>> start Exercise input

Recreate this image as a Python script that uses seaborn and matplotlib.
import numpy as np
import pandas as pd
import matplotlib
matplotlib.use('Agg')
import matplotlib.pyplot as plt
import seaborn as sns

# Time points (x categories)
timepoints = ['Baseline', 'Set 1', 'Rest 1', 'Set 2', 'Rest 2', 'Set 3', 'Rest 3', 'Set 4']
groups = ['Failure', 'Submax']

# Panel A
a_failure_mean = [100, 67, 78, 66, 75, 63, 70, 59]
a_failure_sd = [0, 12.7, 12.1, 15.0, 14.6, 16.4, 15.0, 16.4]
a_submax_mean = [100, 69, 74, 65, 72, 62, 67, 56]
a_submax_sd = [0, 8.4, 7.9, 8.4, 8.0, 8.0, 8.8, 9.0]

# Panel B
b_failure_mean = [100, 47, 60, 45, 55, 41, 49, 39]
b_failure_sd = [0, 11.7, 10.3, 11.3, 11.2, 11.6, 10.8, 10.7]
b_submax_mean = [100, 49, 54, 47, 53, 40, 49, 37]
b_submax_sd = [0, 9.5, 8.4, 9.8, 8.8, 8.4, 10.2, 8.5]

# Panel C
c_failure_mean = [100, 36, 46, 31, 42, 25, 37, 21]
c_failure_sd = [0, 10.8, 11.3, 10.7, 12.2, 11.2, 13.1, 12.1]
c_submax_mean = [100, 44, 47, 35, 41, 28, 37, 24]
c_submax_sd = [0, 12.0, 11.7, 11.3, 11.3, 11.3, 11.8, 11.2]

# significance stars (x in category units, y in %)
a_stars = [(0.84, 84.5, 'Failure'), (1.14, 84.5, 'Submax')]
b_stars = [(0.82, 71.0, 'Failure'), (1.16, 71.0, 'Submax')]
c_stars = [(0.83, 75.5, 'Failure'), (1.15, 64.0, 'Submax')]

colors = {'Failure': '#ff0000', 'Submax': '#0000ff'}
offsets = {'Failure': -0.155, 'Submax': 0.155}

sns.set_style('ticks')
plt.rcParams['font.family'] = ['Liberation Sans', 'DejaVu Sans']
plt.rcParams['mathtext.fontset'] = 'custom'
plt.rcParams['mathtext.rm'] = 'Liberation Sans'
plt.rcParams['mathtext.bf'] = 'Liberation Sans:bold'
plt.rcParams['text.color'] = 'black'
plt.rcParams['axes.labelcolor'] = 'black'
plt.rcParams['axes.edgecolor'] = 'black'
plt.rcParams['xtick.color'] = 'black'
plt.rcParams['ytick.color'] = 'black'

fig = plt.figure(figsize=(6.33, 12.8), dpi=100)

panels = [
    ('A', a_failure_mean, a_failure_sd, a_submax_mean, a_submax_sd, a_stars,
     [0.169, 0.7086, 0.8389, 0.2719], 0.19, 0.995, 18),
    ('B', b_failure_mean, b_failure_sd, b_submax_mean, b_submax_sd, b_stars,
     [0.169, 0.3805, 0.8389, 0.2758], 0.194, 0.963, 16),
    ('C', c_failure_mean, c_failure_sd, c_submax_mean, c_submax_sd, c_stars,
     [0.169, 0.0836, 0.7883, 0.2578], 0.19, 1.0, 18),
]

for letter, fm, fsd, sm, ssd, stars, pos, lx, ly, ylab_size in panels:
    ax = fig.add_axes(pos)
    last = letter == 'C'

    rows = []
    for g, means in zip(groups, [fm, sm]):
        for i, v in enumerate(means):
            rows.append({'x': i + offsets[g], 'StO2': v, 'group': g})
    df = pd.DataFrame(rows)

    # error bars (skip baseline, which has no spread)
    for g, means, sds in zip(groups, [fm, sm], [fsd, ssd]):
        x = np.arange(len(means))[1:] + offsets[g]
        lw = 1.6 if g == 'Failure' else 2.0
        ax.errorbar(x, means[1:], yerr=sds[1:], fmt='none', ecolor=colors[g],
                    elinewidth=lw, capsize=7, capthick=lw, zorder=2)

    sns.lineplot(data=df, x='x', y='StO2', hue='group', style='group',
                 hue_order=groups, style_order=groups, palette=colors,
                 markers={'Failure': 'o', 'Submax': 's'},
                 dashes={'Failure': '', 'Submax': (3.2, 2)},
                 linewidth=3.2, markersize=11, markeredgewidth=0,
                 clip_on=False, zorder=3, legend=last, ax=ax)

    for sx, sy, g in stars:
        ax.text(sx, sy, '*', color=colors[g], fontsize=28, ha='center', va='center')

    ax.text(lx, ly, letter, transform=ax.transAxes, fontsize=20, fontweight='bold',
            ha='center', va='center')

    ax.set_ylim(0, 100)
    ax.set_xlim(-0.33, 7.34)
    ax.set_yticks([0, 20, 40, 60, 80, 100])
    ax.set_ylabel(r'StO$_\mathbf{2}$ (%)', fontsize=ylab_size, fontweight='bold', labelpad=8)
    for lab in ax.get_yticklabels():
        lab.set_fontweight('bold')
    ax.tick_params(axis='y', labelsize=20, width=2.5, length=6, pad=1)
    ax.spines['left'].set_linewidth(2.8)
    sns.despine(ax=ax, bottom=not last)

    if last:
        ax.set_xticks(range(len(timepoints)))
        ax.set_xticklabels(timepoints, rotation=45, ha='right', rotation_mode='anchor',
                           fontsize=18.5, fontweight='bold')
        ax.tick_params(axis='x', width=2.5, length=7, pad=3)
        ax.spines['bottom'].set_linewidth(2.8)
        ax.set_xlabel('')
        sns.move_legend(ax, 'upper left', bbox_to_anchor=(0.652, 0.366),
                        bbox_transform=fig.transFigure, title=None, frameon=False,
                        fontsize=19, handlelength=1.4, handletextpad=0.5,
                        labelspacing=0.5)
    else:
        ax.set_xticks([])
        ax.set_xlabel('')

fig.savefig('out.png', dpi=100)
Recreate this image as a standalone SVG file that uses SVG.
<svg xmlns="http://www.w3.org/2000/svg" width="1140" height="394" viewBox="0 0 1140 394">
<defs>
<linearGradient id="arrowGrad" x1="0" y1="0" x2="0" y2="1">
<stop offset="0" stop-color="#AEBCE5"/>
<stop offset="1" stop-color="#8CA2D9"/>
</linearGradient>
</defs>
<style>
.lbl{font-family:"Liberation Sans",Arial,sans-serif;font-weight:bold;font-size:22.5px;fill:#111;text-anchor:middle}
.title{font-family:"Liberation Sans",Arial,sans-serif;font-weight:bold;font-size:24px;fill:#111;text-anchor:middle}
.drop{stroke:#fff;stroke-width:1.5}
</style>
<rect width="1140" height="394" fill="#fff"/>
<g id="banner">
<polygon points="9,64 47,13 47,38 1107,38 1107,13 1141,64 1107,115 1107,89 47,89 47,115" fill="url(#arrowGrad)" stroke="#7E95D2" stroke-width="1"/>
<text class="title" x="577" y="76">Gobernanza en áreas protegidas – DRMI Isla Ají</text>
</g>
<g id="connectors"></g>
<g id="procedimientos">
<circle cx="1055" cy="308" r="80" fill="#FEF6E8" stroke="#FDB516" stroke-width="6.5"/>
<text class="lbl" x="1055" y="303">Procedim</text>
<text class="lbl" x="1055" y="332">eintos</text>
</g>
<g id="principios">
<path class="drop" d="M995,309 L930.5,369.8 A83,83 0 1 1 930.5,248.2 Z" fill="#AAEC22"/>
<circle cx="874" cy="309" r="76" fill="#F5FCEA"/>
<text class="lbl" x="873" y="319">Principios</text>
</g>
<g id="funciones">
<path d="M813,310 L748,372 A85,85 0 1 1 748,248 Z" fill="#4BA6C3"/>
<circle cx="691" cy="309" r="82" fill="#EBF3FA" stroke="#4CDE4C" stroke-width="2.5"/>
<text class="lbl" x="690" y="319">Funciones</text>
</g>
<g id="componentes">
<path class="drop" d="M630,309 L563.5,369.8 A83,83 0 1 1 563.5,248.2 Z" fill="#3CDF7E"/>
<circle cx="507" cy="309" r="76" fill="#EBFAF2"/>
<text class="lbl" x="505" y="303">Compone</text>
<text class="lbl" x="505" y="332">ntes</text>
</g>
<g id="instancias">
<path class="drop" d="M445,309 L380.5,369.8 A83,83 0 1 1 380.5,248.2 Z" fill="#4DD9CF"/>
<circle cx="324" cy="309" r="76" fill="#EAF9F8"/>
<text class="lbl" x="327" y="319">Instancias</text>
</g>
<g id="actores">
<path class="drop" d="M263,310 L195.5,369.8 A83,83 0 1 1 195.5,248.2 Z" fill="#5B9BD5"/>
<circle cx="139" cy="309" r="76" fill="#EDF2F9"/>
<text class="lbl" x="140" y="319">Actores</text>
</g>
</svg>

>> end Exercise input

Set task
Your output should consist solely of the lines from the beginning of the entries through the line containing "import seaborn as sns", reproduced exactly.

Final result
Recreate this image as a Python script that uses seaborn and matplotlib.
import numpy as np
import pandas as pd
import matplotlib
matplotlib.use('Agg')
import matplotlib.pyplot as plt
import seaborn as sns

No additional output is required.